_WHAT YOU HAVE TO DO_.
The lines to return are those from the one containing "Output the Python" down to the one containing "1.016, 1.01, 1.045, 1.05, 1.60, 2.49, 2.51, 2.54, 2.60, 2.63]", inclusive; return them exactly and nothing else.
[Start of TASK DATA]
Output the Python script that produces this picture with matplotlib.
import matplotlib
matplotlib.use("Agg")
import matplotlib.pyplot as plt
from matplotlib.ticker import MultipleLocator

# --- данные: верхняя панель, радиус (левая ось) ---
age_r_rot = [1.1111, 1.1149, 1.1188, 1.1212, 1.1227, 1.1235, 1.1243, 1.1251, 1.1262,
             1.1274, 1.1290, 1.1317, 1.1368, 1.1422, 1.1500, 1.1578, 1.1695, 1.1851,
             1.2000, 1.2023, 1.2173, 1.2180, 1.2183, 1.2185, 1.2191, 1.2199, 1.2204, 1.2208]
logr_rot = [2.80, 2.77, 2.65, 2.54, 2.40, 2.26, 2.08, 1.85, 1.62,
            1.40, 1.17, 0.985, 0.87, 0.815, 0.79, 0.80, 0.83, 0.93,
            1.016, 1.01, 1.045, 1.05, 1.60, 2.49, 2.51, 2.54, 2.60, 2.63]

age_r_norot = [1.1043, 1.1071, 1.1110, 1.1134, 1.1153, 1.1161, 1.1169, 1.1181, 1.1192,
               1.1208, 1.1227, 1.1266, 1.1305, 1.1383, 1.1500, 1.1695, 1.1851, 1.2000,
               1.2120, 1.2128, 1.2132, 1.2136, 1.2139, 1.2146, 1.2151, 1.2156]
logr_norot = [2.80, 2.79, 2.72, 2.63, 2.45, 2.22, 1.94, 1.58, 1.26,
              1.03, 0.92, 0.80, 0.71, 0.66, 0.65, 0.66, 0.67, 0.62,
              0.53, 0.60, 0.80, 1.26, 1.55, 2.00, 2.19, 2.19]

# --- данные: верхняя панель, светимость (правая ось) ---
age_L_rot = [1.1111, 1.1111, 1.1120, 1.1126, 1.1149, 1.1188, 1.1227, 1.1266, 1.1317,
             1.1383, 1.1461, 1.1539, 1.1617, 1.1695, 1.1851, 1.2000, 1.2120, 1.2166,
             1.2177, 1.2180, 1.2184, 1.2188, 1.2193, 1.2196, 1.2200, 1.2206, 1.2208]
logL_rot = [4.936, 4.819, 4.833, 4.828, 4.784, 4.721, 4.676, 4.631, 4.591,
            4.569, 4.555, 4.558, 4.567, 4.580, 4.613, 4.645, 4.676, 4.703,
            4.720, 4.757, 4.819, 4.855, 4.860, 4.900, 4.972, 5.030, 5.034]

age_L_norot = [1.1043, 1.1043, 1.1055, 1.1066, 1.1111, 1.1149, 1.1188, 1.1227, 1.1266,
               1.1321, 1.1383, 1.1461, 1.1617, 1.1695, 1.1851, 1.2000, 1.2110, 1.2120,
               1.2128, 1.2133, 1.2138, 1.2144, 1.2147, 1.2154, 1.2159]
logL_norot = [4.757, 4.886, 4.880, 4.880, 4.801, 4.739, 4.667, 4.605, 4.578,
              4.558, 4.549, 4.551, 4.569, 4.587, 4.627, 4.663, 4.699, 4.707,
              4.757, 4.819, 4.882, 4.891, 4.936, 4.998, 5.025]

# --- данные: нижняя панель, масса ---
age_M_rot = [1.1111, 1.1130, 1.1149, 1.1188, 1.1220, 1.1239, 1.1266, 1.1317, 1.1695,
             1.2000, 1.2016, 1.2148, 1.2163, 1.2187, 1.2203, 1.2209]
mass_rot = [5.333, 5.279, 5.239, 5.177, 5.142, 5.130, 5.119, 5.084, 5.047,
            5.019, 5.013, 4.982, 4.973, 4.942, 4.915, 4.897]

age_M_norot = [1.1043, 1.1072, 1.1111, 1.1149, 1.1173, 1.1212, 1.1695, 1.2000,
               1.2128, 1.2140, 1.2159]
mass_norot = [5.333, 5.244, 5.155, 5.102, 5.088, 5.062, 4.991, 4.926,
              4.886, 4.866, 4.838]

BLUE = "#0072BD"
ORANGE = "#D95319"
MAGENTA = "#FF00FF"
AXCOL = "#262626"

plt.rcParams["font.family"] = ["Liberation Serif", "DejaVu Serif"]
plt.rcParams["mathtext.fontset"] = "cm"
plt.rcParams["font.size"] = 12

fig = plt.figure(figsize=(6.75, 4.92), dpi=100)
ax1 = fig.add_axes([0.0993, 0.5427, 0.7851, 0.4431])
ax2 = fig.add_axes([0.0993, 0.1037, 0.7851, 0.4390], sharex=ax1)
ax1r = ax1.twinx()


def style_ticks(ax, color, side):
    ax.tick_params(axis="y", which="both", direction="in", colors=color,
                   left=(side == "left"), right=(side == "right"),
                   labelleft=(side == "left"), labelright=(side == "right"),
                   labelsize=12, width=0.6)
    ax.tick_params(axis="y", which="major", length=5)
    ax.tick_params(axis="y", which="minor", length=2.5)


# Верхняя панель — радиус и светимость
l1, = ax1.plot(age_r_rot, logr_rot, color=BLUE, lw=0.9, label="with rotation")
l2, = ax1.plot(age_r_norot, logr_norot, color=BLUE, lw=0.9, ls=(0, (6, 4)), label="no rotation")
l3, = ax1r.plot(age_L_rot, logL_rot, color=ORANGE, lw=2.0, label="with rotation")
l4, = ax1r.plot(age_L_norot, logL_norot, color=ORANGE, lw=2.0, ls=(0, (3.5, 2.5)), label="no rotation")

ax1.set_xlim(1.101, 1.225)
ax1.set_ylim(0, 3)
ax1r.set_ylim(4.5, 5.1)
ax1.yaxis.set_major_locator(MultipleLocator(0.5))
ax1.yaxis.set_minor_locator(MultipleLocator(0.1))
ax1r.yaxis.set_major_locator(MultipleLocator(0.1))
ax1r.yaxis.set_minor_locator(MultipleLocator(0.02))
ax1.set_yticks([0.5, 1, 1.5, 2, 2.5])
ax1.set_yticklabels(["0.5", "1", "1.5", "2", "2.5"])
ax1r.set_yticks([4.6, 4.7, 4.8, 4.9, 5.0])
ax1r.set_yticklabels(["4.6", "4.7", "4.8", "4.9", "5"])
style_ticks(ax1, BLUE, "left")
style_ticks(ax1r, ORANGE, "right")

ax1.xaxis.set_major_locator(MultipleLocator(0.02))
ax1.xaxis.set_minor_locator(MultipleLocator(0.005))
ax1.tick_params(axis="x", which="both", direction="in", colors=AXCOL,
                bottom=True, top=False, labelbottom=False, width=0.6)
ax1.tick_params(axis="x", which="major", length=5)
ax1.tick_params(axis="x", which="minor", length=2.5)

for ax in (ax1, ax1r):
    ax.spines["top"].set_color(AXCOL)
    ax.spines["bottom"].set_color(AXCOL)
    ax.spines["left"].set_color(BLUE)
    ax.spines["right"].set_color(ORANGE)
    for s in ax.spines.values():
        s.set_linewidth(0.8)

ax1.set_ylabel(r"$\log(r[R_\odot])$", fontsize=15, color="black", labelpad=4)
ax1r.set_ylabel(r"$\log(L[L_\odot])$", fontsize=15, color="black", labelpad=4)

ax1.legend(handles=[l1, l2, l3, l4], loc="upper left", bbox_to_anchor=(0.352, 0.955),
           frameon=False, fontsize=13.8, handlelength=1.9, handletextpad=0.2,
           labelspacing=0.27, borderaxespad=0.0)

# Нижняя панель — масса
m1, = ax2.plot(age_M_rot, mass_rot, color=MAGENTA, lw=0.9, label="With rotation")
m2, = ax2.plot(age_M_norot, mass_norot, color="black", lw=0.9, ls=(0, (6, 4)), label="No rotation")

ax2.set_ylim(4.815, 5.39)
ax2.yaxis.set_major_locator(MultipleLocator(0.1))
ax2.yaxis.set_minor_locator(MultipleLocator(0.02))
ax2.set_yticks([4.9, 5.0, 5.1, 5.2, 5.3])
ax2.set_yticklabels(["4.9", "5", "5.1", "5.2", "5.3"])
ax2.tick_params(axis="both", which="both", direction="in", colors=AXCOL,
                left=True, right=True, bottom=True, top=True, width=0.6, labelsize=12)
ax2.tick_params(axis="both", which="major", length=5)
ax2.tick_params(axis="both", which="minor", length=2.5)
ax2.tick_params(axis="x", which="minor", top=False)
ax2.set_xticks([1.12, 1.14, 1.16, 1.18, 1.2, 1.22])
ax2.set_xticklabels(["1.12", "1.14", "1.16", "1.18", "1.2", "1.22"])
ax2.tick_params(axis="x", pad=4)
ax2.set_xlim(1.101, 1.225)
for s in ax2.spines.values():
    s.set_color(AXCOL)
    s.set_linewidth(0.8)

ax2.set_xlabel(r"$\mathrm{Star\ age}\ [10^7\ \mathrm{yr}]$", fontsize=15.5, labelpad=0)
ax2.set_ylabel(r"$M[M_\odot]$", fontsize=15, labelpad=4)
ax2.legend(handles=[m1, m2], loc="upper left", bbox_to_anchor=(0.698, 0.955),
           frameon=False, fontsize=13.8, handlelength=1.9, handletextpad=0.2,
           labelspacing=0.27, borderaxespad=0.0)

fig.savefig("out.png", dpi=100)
[End of TASK DATA]
[Start of TASK DATA]
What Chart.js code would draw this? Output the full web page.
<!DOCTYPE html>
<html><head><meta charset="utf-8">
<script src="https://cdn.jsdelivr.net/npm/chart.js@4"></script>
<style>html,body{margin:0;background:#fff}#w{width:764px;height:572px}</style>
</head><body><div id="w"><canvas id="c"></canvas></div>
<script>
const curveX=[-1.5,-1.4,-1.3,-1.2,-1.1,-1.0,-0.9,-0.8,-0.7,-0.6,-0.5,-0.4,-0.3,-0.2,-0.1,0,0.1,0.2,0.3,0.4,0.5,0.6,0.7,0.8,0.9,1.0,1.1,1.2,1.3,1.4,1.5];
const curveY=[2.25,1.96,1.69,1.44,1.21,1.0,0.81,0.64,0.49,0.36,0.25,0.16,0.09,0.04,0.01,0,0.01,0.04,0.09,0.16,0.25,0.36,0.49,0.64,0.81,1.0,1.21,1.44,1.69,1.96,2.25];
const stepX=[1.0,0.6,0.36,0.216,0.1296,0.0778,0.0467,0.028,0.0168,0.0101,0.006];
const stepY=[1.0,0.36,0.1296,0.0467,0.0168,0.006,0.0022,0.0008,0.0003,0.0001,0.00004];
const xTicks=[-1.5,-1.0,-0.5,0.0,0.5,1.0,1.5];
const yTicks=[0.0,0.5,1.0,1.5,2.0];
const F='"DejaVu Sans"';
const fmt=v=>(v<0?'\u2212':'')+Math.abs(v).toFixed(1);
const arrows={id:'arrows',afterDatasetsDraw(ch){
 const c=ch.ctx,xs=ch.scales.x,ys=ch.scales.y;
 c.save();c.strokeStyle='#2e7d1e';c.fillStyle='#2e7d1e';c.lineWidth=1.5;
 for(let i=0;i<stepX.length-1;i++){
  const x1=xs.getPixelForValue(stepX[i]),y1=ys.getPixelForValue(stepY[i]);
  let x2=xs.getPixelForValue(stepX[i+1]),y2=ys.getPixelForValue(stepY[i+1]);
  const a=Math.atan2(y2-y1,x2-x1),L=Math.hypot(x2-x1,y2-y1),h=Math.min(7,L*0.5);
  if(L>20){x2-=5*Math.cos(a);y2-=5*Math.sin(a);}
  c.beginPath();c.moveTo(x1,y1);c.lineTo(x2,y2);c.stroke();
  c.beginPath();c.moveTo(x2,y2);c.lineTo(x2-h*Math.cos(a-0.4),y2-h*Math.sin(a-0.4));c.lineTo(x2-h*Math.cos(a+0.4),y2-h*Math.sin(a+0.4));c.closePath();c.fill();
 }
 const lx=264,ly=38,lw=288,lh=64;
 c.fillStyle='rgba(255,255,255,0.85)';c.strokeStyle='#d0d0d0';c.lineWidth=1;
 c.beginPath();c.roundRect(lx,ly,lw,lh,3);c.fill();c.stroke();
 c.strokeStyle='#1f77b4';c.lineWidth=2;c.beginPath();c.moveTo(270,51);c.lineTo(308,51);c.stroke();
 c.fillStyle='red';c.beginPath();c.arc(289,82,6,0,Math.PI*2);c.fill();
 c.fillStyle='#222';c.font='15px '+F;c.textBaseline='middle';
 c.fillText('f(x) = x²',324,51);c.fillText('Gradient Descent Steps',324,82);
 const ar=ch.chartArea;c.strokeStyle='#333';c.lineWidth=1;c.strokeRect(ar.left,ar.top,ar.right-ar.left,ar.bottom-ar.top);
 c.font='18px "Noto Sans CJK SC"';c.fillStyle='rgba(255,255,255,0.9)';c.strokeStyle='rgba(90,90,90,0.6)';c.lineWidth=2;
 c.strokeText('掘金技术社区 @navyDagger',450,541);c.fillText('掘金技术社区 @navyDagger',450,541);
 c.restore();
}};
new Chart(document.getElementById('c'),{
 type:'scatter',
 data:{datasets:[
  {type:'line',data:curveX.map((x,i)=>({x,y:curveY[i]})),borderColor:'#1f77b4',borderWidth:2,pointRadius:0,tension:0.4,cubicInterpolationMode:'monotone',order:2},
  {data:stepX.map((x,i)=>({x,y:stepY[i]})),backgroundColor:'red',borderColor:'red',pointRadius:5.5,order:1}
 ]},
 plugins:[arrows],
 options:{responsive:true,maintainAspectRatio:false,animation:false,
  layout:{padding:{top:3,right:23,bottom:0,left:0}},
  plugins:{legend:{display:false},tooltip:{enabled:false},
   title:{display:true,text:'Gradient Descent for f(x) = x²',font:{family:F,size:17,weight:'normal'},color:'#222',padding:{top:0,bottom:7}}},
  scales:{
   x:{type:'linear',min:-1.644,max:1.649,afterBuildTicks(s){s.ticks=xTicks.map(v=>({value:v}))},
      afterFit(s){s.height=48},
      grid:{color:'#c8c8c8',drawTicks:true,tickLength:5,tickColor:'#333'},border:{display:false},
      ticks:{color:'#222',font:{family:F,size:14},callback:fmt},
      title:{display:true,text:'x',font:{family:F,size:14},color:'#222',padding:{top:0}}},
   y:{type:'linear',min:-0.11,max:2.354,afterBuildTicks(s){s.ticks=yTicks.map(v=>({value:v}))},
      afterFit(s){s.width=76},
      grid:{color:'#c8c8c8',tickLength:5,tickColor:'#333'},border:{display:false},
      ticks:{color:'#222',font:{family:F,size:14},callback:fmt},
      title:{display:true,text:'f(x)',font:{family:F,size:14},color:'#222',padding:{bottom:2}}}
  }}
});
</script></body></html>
[End of TASK DATA]
[Start of TASK DATA]
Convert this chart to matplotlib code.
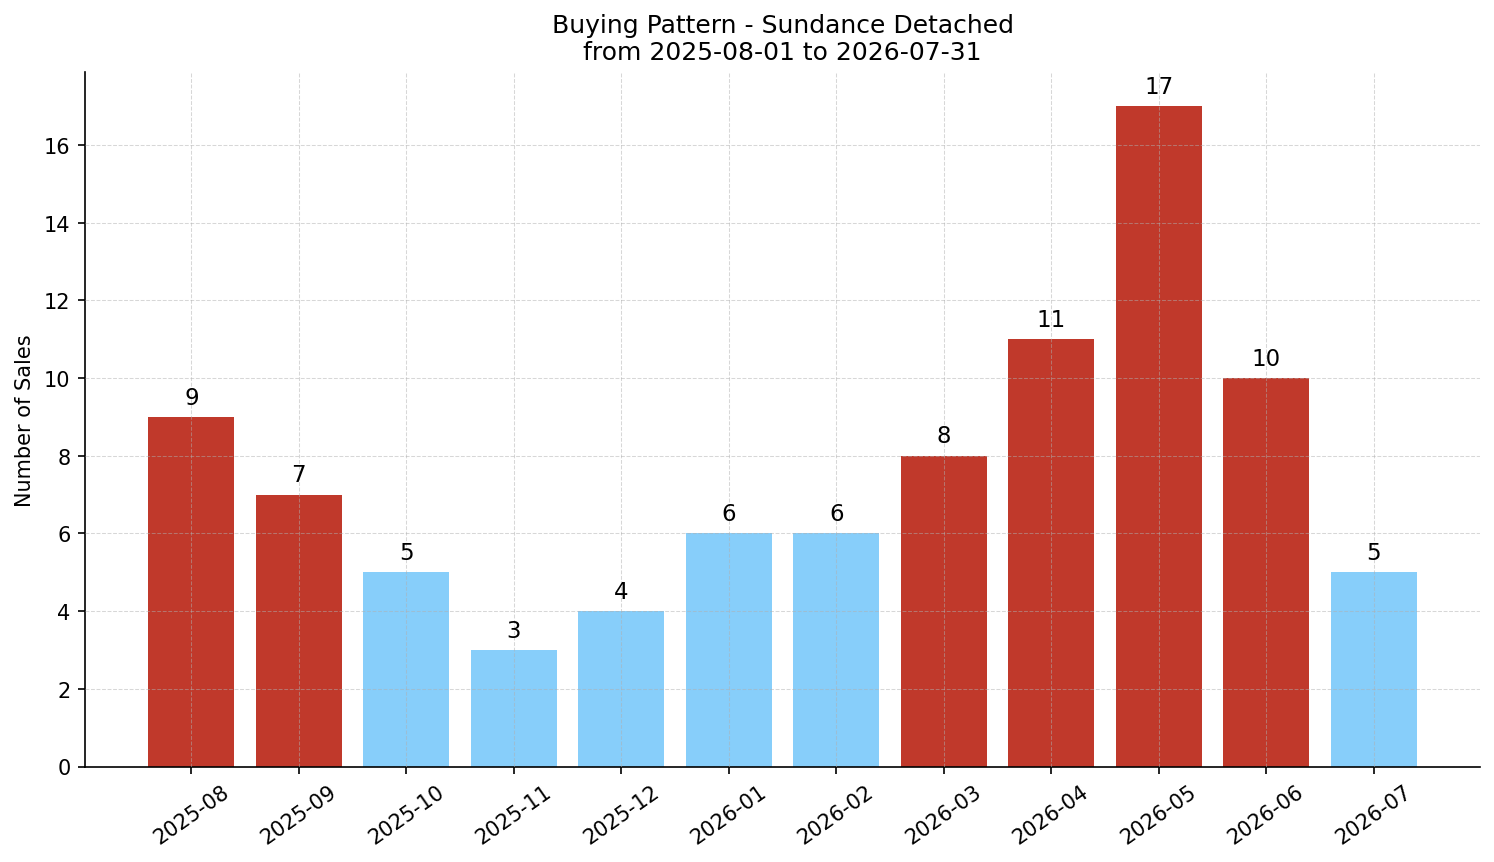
[End of TASK DATA]
_CORRECT RESPONSE_.
Output the Python script that produces this picture with matplotlib.
import matplotlib
matplotlib.use("Agg")
import matplotlib.pyplot as plt
from matplotlib.ticker import MultipleLocator

# --- данные: верхняя панель, радиус (левая ось) ---
age_r_rot = [1.1111, 1.1149, 1.1188, 1.1212, 1.1227, 1.1235, 1.1243, 1.1251, 1.1262,
             1.1274, 1.1290, 1.1317, 1.1368, 1.1422, 1.1500, 1.1578, 1.1695, 1.1851,
             1.2000, 1.2023, 1.2173, 1.2180, 1.2183, 1.2185, 1.2191, 1.2199, 1.2204, 1.2208]
logr_rot = [2.80, 2.77, 2.65, 2.54, 2.40, 2.26, 2.08, 1.85, 1.62,
            1.40, 1.17, 0.985, 0.87, 0.815, 0.79, 0.80, 0.83, 0.93,
            1.016, 1.01, 1.045, 1.05, 1.60, 2.49, 2.51, 2.54, 2.60, 2.63]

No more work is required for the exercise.